Testing: The Bytes, Not the Intent

The only test that matters is whether the bytes match a known-good assembler.

I verified my opcode table against ca65, dasm, and the 6502.org reference. The test suite assembles snippets and compares raw bytes, with comments pinning the address math:

// At $0200: LDX #$05 -> A2 05
// At $0202: DEX      -> CA
// At $0203: BNE loop -> D0 FD (back to $0202, offset = -3)
// At $0205: BEQ done -> F0 01 (forward to $0208, offset = +1)
// At $0207: NOP      -> EA
// At $0208: RTS      -> 60
assemble_and_check(
    source,
    &[
        0xA2, 0x05, // LDX #$05
        0xCA,       // DEX
        0xD0, 0xFD, // BNE -3 (back to loop)
        0xF0, 0x01, // BEQ +1 (forward to done)
        0xEA,       // NOP
        0x60,       // RTS
    ],
);

That test does more than verify correctness.

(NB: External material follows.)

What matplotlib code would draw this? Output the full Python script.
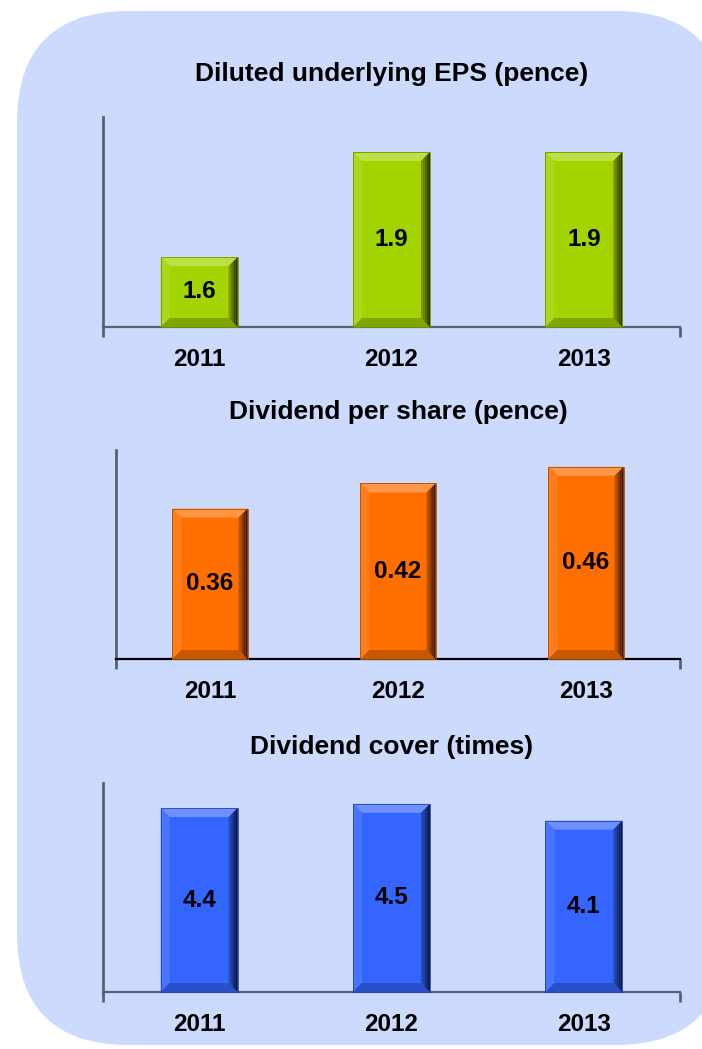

It documents the address model and makes it impossible to silently break the relative offset calculation.

The Assembler as First Emulator

A CPU emulator interprets bytes. An assembler decides what bytes exist.

That makes the assembler the first emulator in the chain. It has to model the same constraints the CPU will enforce: instruction sizes, addressing mode encodings, the distinction between zero-page and absolute. If the assembler’s model diverges from the CPU’s reality, the program will fail in ways that look like CPU bugs but aren’t.

Building these assemblers taught me more about 6502 addressing than any amount of reading could have. The bugs I found weren’t in opcode tables—those are well-documented. The bugs were in my assumptions about where code lives, how loaders interact with programs, and what “correct” means when the address model is wrong.

The assembler doesn’t just translate syntax to bytes. It encodes a contract between the programmer and the machine. Break that contract, and the bytes are perfect but the program is broken.